Fermi liquid transport beyond upper critical field in bilayer nickelate La2PrNi2O7 thin films

Author: Hsu, Yu-Te

Affiliation: National Tsing Hua University

Type: Contributed Talk

Session: Heavy fermions, strange metallicity & nickelates

Date and Time: 23.07.2026, 15:20 - 15:40

Unconventional superconductivity typically emerges out of a strongly correlated normal state, manifesting as a Fermi liquid with highly enhanced effective mass or a strange metal with T-linear resistivity in the zero-temperature limit. In Ruddlesden-Popper bilayer nickelates R3Ni2O7, superconductivity with a critical temperature (T_c) exceeding 80 and 40 K has been respectively realised in bulk crystals under high pressure and thin films under compressive strain. These advancements create new materials platforms to study the nature of high-T_c superconductivity, calling for the characterisation of fundamental normal-state and superconducting parameters therein. Here we report detailed magnetotransport experiments on superconducting La2PrNi2O7 (LPNO) thin films under pulsed magnetic fields up to 64 T and access the normal-state behaviour over a wide temperature range between 1.5 and 300 K. We find that the normal state of LPNO exhibits the hallmarks of Fermi liquid transport, including T^2 temperature dependence of resistivity and Hall angle, and H^2 magnetoresistance obeying Kohler scaling.
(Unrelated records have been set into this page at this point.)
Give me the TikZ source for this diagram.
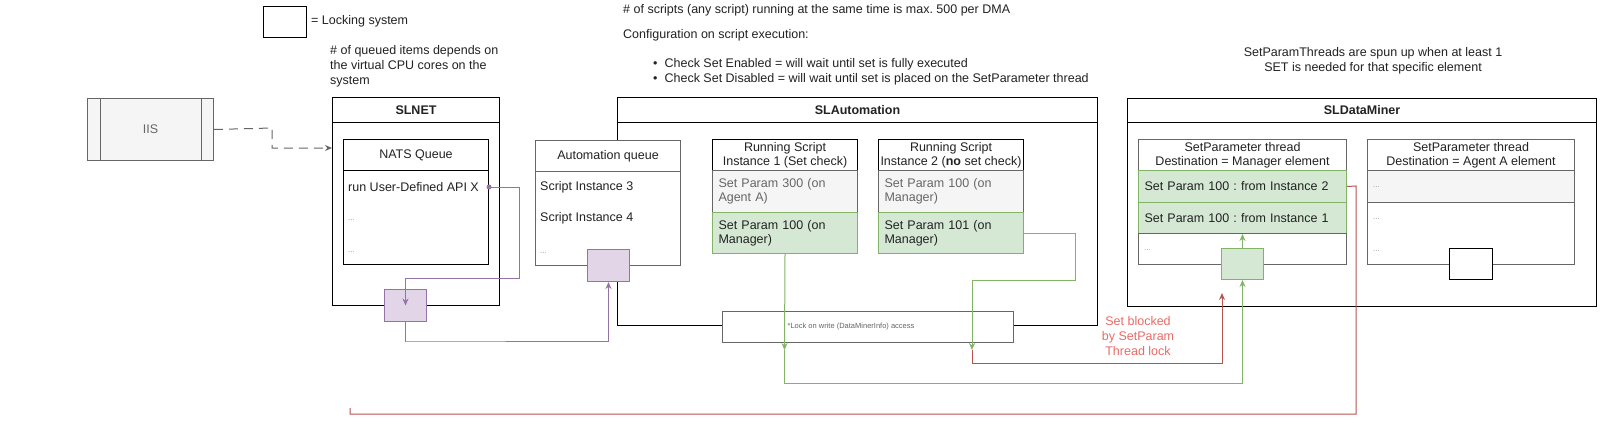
\documentclass[tikz,border=0pt]{standalone}
\usepackage{fontspec}
\setmainfont{Liberation Sans}
\usetikzlibrary{arrows.meta}
\frenchspacing
\definecolor{txt}{HTML}{222222}
\definecolor{grayfill}{HTML}{F5F5F5}
\definecolor{graybd}{HTML}{666666}
\definecolor{lightbd}{HTML}{999999}
\definecolor{greenfill}{HTML}{D5E8D4}
\definecolor{greenbd}{HTML}{82B366}
\definecolor{purplefill}{HTML}{E1D5E7}
\definecolor{purplebd}{HTML}{9673A6}
\definecolor{redbd}{HTML}{B85450}
\definecolor{redtxt}{HTML}{EA6B66}
\tikzset{
  box/.style={draw=black, line width=1pt, fill=white, anchor=north west, inner sep=0pt, text=txt, font=\fontsize{12.5}{15}\selectfont, align=center},
  rowbox/.style={box, align=left, inner xsep=6pt},
  grayrow/.style={rowbox, fill=grayfill, draw=graybd, text=graybd},
  greenrow/.style={rowbox, fill=greenfill, draw=greenbd},
  plain/.style={inner sep=0pt, text=txt, font=\fontsize{12.5}{15}\selectfont},
  dots/.style={inner sep=0pt, text=lightbd, font=\fontsize{8}{9}\selectfont, anchor=west},
  purplelock/.style={box, fill=purplefill, draw=purplebd},
  greenlock/.style={box, fill=greenfill, draw=greenbd},
  arr/.style={line width=1pt, -{Stealth[length=7pt,width=6pt]}},
  purp/.style={arr, draw=purplebd, color=purplebd},
  grn/.style={arr, draw=greenbd, color=greenbd},
  rd/.style={arr, draw=redbd, color=redbd},
}
\begin{document}
\begin{tikzpicture}[x=1pt,y=-1pt]
\useasboundingbox[fill=white] (0,0) rectangle (1600,424);

% ---- top notes ----
\node[plain, anchor=west] (n1) at (623,10) {\# of scripts (any script) running at the same time is max. 500 per DMA};
\node[plain, anchor=west] (n2) at (623,35) {Configuration on script execution:};
\node[plain, anchor=west] (b1) at (653,64) {\textbullet\hspace{7pt}Check Set Enabled = will wait until set is fully executed};
\node[plain, anchor=west] (b2) at (653,79) {\textbullet\hspace{7pt}Check Set Disabled = will wait until set is placed on the SetParameter thread};
\node[plain, align=center] (n3) at (1373,61) {SetParamThreads are spun up when at least 1\\SET is needed for that specific element};
\node[plain, align=left, anchor=north west] (n4) at (330,45) {\# of queued items depends on\\the virtual CPU cores on the\\system};

% ---- legend ----
\node[box, minimum width=43pt, minimum height=31pt] (legbox) at (263,6) {};
\node[plain, anchor=west] (legtxt) at (311,21) {= Locking system};

% ---- IIS ----
\node[box, fill=grayfill, draw=graybd, text=graybd, minimum width=126pt, minimum height=62pt] (iis) at (87,98) {IIS};
\draw[draw=graybd, line width=1pt] (iis.north west) ++(13,0) -- ++(0,62);
\draw[draw=graybd, line width=1pt] (iis.north east) ++(-13,0) -- ++(0,62);

% ---- SLNET ----
\node[box, minimum width=167pt, minimum height=208pt] (slnet) at (332,97) {};
\node[box, minimum width=167pt, minimum height=25pt, font=\fontsize{12.5}{15}\selectfont\bfseries] (slnethd) at (332,97) {SLNET};
\node[box, minimum width=145pt, minimum height=31pt] (natshd) at (343,139) {NATS Queue};
\node[box, minimum width=145pt, minimum height=94pt] (natsbody) at (343,170) {};
\node[plain, anchor=west] (natsrun) at (348,187) {run User-Defined API X};
\node[dots] (natsd1) at (348,220) {...};
\node[dots] (natsd2) at (348,252) {...};

% ---- SLAutomation ----
\node[box, minimum width=480pt, minimum height=228pt] (slauto) at (617,97) {};
\node[box, minimum width=480pt, minimum height=25pt, font=\fontsize{12.5}{15}\selectfont\bfseries] (slautohd) at (617,97) {SLAutomation};
\node[box, draw=graybd, minimum width=145pt, minimum height=31pt] (aqhd) at (535,140) {Automation queue};
\node[box, draw=graybd, minimum width=145pt, minimum height=94pt] (aqbody) at (535,171) {};
\node[plain, anchor=west] (aq3) at (540,187) {Script Instance 3};
\node[plain, anchor=west] (aq4) at (540,218) {Script Instance 4};
\node[dots] (aqd) at (540,253) {...};

\node[box, minimum width=145pt, minimum height=31pt, font=\fontsize{12.5}{14}\selectfont] (i1hd) at (712,139) {Running Script\\Instance 1 (Set check)};
\node[grayrow, minimum width=145pt, minimum height=42pt, text width=133pt, font=\fontsize{12.5}{14}\selectfont] (i1r1) at (712,170) {Set Param 300 (on\\Agent A)};
\node[greenrow, minimum width=145pt, minimum height=41pt, text width=133pt, font=\fontsize{12.5}{14}\selectfont] (i1r2) at (712,212) {Set Param 100 (on\\Manager)};

\node[box, minimum width=145pt, minimum height=31pt, font=\fontsize{12.5}{14}\selectfont] (i2hd) at (878,139) {Running Script\\Instance 2 (\textbf{no} set check)};
\node[grayrow, minimum width=145pt, minimum height=42pt, text width=133pt, font=\fontsize{12.5}{14}\selectfont] (i2r1) at (878,170) {Set Param 100 (on\\Manager)};
\node[greenrow, minimum width=145pt, minimum height=41pt, text width=133pt, font=\fontsize{12.5}{14}\selectfont] (i2r2) at (878,212) {Set Param 101 (on\\Manager)};

\node[box, draw=graybd, minimum width=291pt, minimum height=31pt] (wlock) at (722,311) {};
\node[inner sep=0pt, text=graybd, font=\fontsize{7.5}{8}\selectfont] (wlocktxt) at (851,326.5) {*Lock on write (DataMinerInfo) access};

% ---- SLDataMiner ----
\node[box, minimum width=469pt, minimum height=208pt] (sldm) at (1127,98) {};
\node[box, minimum width=469pt, minimum height=24pt, font=\fontsize{12.5}{15}\selectfont\bfseries] (sldmhd) at (1127,98) {SLDataMiner};

\node[box, draw=graybd, minimum width=208pt, minimum height=31pt, font=\fontsize{12.5}{14}\selectfont] (s1hd) at (1138,139) {SetParameter thread\\Destination = Manager element};
\node[greenrow, minimum width=208pt, minimum height=32pt, text width=196pt] (s1r1) at (1138,170) {Set Param 100 : from Instance 2};
\node[greenrow, minimum width=208pt, minimum height=31pt, text width=196pt] (s1r2) at (1138,202) {Set Param 100 : from Instance 1};
\node[rowbox, draw=graybd, minimum width=208pt, minimum height=31pt] (s1r3) at (1138,233) {};
\node[dots] (s1d) at (1144,250) {...};

\node[box, draw=graybd, minimum width=207pt, minimum height=31pt, font=\fontsize{12.5}{14}\selectfont] (s2hd) at (1367,139) {SetParameter thread\\Destination = Agent A element};
\node[grayrow, minimum width=207pt, minimum height=32pt] (s2r1) at (1367,170) {};
\node[dots] (s2d1) at (1373,187) {...};
\node[rowbox, draw=graybd, minimum width=207pt, minimum height=62pt] (s2r2) at (1367,202) {};
\node[dots] (s2d2) at (1373,219) {...};
\node[dots] (s2d3) at (1373,251) {...};

% ---- locks ----
\node[purplelock, minimum width=42pt, minimum height=32pt] (lockA) at (384,289) {};
\node[purplelock, minimum width=42pt, minimum height=32pt] (lockB) at (587,249) {};
\node[greenlock, minimum width=42pt, minimum height=31pt] (lockG) at (1221,248) {};
\node[box, minimum width=43pt, minimum height=31pt] (lockK) at (1449,248) {};

% ---- coordinates ----
\coordinate (d1) at (272,128);
\coordinate (p1) at (519,278);
\coordinate (p2) at (405,341);
\coordinate (g1end) at (784.5,350);
\coordinate (g1b) at (784.5,383);
\coordinate (g2a) at (1075,280);
\coordinate (g2end) at (972,350);
\coordinate (r1b) at (972,363);
\coordinate (r1end) at (1222,293);
\coordinate (r2a) at (1356,414);
\coordinate (r2end) at (350,408);

% ---- connectors ----
\draw[arr, draw=graybd, color=graybd, dash pattern=on 9pt off 6pt] (iis.east) -- (d1) |- (slnet.west |- 0,148);

\fill[purplebd] (natsbody.east |- natsrun) circle (2.5pt);
\draw[purp] (natsbody.east |- natsrun) -| (p1) -| (lockA.center);
\draw[purp] (lockA.south) |- (p2) -| (lockB.south);

\draw[grn] (i1r2.south) -- (g1end);
\draw[grn] (g1end) -- (g1b) -| (lockG.south);
\draw[grn] (lockG.north) -- (s1r2.south -| lockG.north);
\draw[grn] (i2r2.east) -| (g2a) -| (g2end);

\draw[rd] (g2end) |- (r1b) -| (r1end);
\node[inner sep=0pt, text=redtxt, align=center, font=\fontsize{12.5}{15}\selectfont] (blk) at (1138,336) {Set blocked\\by SetParam\\Thread lock};

\draw[line width=1pt, draw=redbd] (s1r1.east) -- (1356,186) |- (r2a) -| (r2end);
\end{tikzpicture}
\end{document}
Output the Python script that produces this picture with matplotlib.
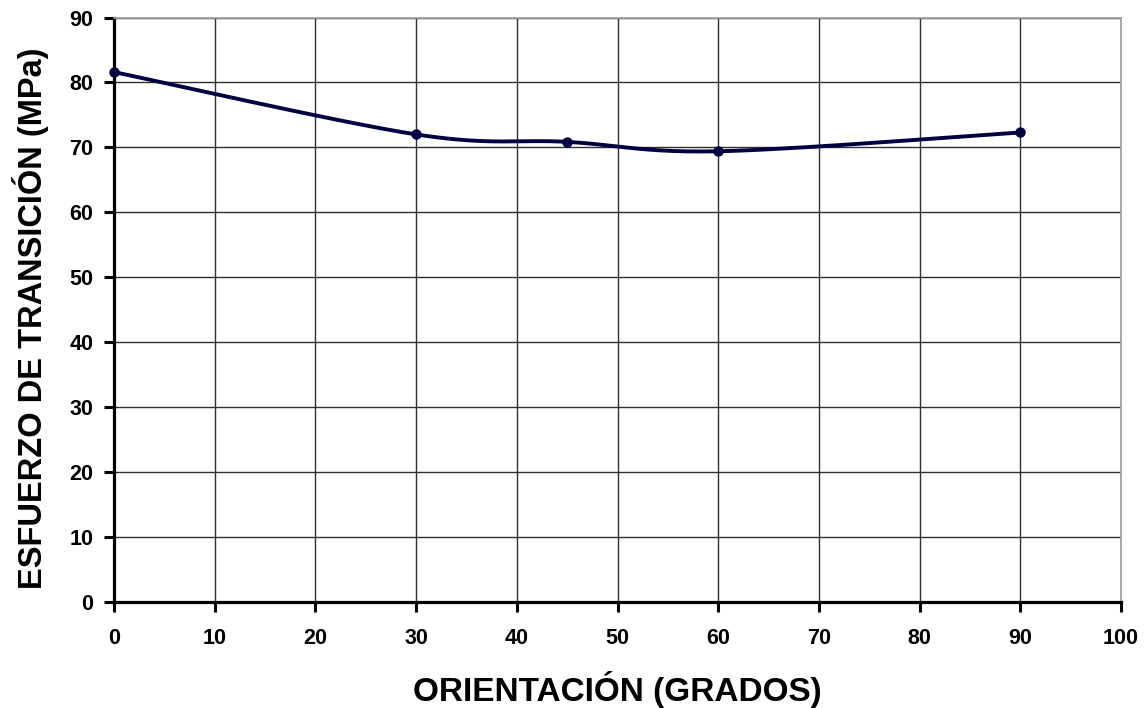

Using the empirical Kadowaki-Woods ratio relating the transport coefficient and electronic specific heat, we estimate a quasiparticle effective mass m*/m_e ≃10 in LPNO, thereby revealing the highly renormalized Fermi liquid state which hosts the high-temperature nickelate superconductivity. Our results demonstrate that LPNO follows the same T_c/T_F scaling observed across a wide variety of strongly correlated superconductors and provide crucial constraints for a viable model for superconductivity in bilayer nickelates.